*EXERCISE OBJECTIVE:*
Your task is to retype the lines between the line with "Generate a web" and the line with "const color = d3.scaleOrdinal().domain(materials).range(colors);", inclusive. Copy no pictures and no other lines.

BEGIN

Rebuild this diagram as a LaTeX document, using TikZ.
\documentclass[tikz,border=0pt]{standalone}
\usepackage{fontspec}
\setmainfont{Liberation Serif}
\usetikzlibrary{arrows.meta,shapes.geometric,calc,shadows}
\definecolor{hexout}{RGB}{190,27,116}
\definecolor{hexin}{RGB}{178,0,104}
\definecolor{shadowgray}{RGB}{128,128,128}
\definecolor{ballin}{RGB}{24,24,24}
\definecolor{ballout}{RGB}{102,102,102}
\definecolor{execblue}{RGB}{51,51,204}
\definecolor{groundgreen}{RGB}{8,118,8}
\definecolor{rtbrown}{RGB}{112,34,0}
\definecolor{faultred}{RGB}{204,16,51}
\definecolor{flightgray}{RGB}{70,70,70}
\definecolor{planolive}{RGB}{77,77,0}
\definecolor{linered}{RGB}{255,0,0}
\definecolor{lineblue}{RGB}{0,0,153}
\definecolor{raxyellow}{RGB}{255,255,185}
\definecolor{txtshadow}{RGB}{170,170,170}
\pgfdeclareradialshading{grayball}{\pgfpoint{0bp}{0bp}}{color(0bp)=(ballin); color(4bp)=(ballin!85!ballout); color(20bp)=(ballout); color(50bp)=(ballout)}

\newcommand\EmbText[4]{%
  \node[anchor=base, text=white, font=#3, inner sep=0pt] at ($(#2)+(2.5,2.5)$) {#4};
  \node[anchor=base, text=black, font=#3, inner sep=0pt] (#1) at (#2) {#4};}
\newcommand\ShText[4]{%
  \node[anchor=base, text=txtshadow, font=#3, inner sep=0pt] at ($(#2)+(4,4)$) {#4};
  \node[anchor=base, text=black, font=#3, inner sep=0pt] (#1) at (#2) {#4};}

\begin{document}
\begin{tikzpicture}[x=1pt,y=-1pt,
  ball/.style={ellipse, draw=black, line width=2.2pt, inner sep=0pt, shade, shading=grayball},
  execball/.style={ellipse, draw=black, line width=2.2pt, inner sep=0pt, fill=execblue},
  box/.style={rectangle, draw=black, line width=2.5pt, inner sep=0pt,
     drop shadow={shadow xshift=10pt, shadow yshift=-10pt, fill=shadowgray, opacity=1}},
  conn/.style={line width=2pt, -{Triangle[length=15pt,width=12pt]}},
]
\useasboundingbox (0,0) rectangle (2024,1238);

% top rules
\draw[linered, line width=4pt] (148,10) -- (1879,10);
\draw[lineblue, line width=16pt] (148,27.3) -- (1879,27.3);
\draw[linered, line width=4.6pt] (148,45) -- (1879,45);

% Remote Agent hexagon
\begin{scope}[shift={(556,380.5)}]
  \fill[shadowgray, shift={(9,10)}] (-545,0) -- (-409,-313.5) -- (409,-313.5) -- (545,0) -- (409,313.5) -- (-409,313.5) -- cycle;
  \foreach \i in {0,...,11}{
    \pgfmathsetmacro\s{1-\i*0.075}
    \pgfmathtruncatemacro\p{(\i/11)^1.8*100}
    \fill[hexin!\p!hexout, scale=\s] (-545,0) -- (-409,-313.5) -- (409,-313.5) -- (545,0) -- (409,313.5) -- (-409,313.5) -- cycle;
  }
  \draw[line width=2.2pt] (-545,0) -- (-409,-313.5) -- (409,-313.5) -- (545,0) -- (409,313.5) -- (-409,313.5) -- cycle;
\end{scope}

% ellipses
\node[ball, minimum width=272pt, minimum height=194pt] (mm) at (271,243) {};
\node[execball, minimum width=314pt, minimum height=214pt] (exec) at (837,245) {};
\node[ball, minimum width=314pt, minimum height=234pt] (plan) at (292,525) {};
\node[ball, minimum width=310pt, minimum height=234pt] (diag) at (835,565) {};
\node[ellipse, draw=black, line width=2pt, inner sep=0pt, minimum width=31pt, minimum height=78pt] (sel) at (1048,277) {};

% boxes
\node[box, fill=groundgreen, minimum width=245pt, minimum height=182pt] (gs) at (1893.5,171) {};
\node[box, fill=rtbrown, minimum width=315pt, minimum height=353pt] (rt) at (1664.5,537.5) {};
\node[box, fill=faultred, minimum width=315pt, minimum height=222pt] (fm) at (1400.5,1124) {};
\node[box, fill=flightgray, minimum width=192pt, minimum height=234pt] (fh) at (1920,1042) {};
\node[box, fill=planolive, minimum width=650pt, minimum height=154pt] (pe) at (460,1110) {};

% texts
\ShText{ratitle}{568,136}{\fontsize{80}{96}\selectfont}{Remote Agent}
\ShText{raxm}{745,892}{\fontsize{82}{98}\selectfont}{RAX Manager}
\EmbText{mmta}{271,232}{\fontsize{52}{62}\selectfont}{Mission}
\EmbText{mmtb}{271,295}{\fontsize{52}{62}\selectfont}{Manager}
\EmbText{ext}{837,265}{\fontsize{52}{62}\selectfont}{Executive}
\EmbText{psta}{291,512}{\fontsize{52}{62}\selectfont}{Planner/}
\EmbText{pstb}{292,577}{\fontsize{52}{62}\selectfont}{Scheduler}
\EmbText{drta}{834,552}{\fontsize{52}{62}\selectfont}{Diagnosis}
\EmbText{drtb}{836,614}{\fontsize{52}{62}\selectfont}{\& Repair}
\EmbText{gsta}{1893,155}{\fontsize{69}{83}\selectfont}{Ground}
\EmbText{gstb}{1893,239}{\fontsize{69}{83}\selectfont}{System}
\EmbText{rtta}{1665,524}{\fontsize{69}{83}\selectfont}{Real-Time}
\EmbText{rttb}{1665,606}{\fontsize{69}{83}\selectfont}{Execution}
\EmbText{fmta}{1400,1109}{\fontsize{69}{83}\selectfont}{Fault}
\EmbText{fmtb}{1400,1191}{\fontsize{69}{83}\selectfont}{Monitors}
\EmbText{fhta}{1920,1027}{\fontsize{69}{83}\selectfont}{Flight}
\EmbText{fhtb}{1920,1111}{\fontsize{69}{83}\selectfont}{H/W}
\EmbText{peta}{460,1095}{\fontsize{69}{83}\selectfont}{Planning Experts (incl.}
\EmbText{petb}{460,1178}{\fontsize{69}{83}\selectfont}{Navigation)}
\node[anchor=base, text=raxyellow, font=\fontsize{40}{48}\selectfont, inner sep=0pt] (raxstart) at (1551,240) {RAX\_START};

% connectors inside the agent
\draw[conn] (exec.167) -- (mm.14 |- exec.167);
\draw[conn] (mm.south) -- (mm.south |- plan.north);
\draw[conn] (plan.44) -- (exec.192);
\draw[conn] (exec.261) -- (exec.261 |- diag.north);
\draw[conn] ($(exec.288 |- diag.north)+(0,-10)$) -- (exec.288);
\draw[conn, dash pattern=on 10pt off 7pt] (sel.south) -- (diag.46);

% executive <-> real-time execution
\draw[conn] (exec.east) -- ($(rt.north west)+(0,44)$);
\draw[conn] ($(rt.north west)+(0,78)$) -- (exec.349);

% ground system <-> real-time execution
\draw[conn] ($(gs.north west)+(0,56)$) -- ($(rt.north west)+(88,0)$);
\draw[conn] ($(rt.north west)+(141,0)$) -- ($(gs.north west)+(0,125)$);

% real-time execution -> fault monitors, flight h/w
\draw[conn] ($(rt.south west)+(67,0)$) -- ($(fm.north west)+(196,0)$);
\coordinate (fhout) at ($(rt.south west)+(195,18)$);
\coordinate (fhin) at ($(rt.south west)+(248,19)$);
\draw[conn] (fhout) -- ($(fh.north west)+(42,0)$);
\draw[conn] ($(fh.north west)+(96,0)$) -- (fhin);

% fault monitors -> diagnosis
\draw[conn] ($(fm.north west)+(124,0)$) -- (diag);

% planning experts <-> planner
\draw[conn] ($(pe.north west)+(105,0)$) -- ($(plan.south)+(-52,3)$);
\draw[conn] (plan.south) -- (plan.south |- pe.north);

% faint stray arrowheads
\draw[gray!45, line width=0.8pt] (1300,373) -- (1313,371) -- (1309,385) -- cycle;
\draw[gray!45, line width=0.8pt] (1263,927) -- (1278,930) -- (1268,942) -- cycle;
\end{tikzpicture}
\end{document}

END
BEGIN

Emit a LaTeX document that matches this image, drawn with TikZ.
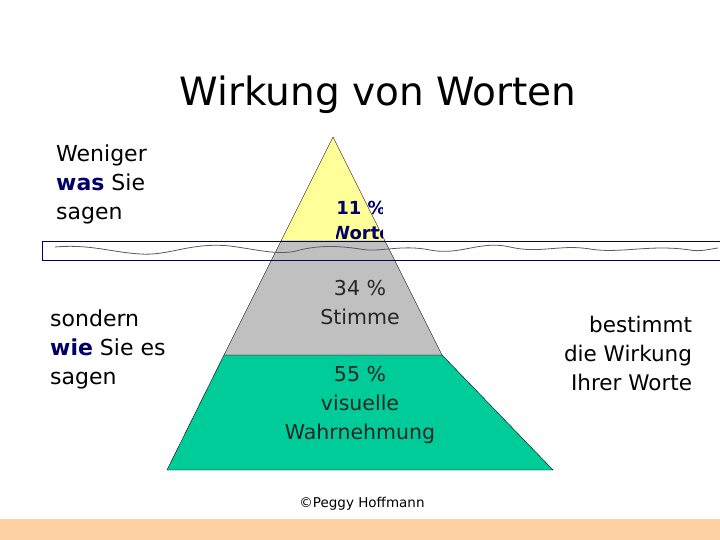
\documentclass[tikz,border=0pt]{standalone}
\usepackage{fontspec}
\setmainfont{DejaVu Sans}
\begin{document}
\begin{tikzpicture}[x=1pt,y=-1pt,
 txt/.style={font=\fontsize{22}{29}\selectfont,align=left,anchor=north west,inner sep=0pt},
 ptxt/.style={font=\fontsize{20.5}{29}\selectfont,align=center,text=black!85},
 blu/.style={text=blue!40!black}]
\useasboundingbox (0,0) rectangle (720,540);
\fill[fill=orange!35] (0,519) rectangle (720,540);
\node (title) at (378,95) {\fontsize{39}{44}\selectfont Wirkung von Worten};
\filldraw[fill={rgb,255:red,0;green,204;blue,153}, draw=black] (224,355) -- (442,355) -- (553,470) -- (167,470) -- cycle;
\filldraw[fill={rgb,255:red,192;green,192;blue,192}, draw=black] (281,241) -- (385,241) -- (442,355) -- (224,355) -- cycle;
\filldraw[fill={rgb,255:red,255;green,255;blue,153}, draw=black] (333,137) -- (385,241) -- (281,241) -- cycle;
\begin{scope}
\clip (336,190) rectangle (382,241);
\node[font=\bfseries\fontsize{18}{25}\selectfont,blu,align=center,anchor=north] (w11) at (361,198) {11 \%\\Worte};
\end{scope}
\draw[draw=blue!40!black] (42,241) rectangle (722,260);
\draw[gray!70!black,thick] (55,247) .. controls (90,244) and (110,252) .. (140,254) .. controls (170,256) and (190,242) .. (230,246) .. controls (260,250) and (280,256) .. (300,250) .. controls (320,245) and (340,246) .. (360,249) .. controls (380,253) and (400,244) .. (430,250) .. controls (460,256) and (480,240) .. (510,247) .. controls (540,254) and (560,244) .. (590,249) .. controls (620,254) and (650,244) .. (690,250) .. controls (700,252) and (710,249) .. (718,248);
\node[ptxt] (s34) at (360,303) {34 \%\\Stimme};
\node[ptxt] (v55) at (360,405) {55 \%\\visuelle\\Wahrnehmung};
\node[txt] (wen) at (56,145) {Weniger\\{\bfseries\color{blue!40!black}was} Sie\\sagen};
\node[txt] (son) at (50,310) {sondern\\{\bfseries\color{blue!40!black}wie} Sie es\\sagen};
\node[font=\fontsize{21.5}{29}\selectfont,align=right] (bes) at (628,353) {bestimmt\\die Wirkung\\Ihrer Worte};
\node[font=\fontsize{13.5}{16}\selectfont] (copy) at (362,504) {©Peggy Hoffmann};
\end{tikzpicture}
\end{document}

END
BEGIN

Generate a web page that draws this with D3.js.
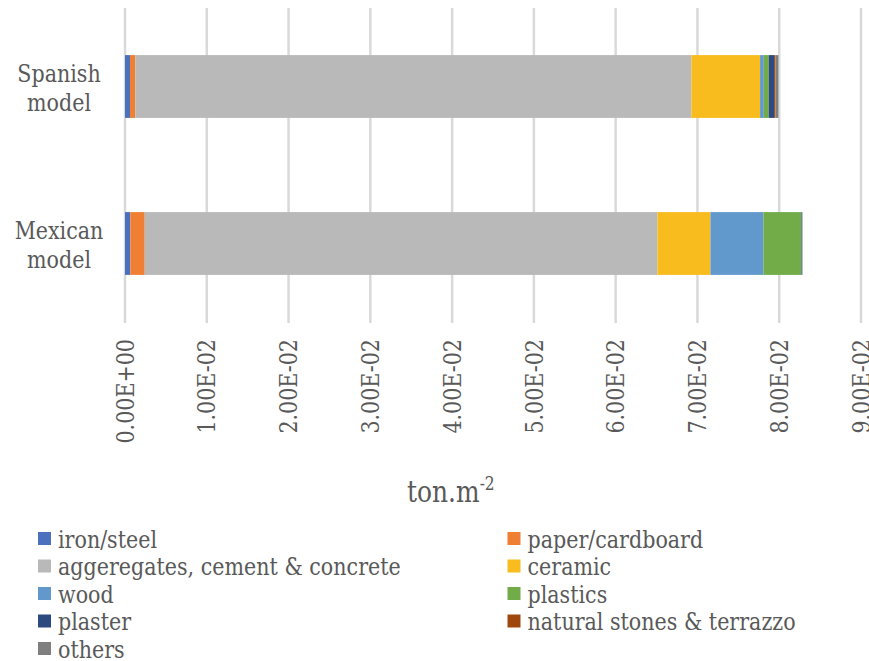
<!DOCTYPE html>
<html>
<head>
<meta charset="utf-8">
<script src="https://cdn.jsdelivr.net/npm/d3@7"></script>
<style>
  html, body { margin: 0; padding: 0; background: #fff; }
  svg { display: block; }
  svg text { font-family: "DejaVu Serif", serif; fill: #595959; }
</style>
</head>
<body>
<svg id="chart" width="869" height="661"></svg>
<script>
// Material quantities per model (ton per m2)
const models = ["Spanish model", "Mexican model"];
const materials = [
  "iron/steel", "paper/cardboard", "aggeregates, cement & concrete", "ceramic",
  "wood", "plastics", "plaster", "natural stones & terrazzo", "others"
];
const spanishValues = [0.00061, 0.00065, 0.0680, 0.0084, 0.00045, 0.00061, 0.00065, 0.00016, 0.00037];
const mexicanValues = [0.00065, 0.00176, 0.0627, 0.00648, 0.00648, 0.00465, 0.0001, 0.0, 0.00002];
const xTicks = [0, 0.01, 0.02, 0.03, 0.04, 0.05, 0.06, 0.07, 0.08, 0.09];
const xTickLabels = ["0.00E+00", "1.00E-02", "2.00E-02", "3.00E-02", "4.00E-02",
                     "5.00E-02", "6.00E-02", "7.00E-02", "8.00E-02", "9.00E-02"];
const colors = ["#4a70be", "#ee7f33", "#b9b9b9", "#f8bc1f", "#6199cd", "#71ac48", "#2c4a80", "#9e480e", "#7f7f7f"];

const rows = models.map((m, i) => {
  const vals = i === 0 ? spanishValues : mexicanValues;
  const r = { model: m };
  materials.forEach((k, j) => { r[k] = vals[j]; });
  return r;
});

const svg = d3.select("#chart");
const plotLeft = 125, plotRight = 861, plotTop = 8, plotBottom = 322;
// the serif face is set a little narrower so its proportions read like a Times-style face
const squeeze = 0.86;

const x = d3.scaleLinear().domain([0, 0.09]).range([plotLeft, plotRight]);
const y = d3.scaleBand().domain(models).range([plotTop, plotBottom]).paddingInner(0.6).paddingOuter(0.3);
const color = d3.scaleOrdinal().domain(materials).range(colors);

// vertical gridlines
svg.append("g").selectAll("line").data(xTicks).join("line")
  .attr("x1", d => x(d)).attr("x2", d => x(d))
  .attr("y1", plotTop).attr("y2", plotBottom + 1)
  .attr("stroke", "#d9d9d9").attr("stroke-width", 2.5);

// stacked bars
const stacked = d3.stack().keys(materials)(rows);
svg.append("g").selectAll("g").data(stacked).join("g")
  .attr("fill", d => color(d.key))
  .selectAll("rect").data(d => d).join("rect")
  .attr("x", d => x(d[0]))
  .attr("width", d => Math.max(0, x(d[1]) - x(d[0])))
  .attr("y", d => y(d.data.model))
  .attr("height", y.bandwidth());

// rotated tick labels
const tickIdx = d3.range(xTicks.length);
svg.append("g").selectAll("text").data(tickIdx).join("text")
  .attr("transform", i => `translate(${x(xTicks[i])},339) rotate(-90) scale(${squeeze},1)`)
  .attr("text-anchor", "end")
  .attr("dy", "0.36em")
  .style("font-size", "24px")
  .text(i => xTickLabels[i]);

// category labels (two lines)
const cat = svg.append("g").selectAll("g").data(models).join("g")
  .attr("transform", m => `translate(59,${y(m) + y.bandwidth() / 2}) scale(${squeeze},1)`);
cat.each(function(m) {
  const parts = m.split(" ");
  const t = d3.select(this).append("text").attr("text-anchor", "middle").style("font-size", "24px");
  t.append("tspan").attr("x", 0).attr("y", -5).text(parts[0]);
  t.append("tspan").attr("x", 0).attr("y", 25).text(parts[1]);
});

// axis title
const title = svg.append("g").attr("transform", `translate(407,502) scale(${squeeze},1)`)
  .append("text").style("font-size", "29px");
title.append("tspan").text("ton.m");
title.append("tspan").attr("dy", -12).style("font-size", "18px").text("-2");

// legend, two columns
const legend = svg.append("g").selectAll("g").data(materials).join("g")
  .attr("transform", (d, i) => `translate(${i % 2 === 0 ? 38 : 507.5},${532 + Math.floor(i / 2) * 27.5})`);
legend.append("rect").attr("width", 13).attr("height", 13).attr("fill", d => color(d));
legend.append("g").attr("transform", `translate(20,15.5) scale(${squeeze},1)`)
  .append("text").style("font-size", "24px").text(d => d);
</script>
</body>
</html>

END

*THE OUTPUT:*
Generate a web page that draws this with D3.js.
<!DOCTYPE html>
<html>
<head>
<meta charset="utf-8">
<script src="https://cdn.jsdelivr.net/npm/d3@7"></script>
<style>
  html, body { margin: 0; padding: 0; background: #fff; }
  svg { display: block; }
  svg text { font-family: "DejaVu Serif", serif; fill: #595959; }
</style>
</head>
<body>
<svg id="chart" width="869" height="661"></svg>
<script>
// Material quantities per model (ton per m2)
const models = ["Spanish model", "Mexican model"];
const materials = [
  "iron/steel", "paper/cardboard", "aggeregates, cement & concrete", "ceramic",
  "wood", "plastics", "plaster", "natural stones & terrazzo", "others"
];
const spanishValues = [0.00061, 0.00065, 0.0680, 0.0084, 0.00045, 0.00061, 0.00065, 0.00016, 0.00037];
const mexicanValues = [0.00065, 0.00176, 0.0627, 0.00648, 0.00648, 0.00465, 0.0001, 0.0, 0.00002];
const xTicks = [0, 0.01, 0.02, 0.03, 0.04, 0.05, 0.06, 0.07, 0.08, 0.09];
const xTickLabels = ["0.00E+00", "1.00E-02", "2.00E-02", "3.00E-02", "4.00E-02",
                     "5.00E-02", "6.00E-02", "7.00E-02", "8.00E-02", "9.00E-02"];
const colors = ["#4a70be", "#ee7f33", "#b9b9b9", "#f8bc1f", "#6199cd", "#71ac48", "#2c4a80", "#9e480e", "#7f7f7f"];

const rows = models.map((m, i) => {
  const vals = i === 0 ? spanishValues : mexicanValues;
  const r = { model: m };
  materials.forEach((k, j) => { r[k] = vals[j]; });
  return r;
});

const svg = d3.select("#chart");
const plotLeft = 125, plotRight = 861, plotTop = 8, plotBottom = 322;
// the serif face is set a little narrower so its proportions read like a Times-style face
const squeeze = 0.86;

const x = d3.scaleLinear().domain([0, 0.09]).range([plotLeft, plotRight]);
const y = d3.scaleBand().domain(models).range([plotTop, plotBottom]).paddingInner(0.6).paddingOuter(0.3);
const color = d3.scaleOrdinal().domain(materials).range(colors);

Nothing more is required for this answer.